Oct 14, 2009 10:17
Have you ever used an old hand pump on a well? You’ve got to pump a long time to get water out of one of those. Usually at the first trickle of water, if you stop pumping the handle, the water goes back down the pipeline and into the well. Then you’ve got to start all over again. But if you keep pumping, the pump becomes primed. Soon, water is gushing from the spigot and does not stop, even if you stop pumping the pump handle.
Writing is a little like that.
At almost every ‘writing don’ts’ session that I have ever been to, one or more editors will have a story of a person who argued with a rejection. For most editors, this is enough to earn a writer a scarlet U for unprofessional. And since editors talk, if one of them tells the story then another will hear of it. And that scarlet U may follow that writer around for a while.
From the other end of things, the writer was probably not writing often enough. Because a writer who is worried about one single rejection was probably too invested in that single submission. In other words, he stopped working the pump to look at the trickle of water coming out of the spigot.

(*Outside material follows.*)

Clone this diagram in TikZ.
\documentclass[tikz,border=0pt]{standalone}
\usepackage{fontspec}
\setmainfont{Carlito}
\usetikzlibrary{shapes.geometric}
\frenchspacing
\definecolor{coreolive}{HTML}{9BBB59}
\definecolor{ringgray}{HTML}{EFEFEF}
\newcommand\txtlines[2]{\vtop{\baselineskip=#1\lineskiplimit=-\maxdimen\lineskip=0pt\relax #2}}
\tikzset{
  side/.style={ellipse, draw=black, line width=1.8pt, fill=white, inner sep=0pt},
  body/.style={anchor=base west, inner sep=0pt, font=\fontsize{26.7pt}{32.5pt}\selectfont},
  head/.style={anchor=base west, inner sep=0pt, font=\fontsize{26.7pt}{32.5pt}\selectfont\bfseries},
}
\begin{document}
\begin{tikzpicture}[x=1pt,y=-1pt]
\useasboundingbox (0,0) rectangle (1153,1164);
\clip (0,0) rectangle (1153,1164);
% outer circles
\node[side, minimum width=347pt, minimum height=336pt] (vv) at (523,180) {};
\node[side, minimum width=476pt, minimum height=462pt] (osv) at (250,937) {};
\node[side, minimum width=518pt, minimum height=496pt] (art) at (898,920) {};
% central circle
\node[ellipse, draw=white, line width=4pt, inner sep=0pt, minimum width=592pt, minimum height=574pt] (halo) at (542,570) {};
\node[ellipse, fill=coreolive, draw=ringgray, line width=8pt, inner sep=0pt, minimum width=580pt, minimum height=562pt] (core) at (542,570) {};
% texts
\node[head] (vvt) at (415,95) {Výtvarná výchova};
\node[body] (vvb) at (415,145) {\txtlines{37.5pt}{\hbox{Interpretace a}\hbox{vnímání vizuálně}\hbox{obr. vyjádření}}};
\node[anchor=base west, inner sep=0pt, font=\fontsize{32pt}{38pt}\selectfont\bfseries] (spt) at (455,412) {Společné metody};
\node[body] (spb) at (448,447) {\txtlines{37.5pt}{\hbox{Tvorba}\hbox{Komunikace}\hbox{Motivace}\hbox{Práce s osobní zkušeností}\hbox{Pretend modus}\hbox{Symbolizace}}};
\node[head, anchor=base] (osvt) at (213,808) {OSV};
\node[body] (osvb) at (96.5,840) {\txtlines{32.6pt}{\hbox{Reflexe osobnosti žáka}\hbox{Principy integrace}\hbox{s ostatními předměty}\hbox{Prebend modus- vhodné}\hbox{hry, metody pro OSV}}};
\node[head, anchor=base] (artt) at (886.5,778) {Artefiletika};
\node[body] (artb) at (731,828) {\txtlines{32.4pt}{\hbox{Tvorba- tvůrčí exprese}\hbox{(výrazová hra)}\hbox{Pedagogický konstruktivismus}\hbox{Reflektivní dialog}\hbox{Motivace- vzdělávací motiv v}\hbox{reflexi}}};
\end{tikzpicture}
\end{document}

I don’t feel that I currently have enough of my submissions out on the marketplace (about half of them are out, while the other half are waiting for me to find new markets to send them to). That being said, when I get a rejection, I’m usually in the middle of writing new story or cleaning up an edited story. Currently I’m working on a YA novel, an urban fantasy novel, an urban fantasy short, a zombie short for Yard Dog Press, a story for Lee Martindale’s anthology that I will submit in January, and something that will probably involve Mayan culture. And I still have all those homeless stories that I’m shopping around. In other words, my pipeline is full and the stories are flowing out of the spigot.
When I get a rejection, having that much work in my pipeline takes a lot of sting out of the whole rejection process. Not all of the sting, but enough that I’m not tempted to argue with an editor. After all, it’s just one rejection.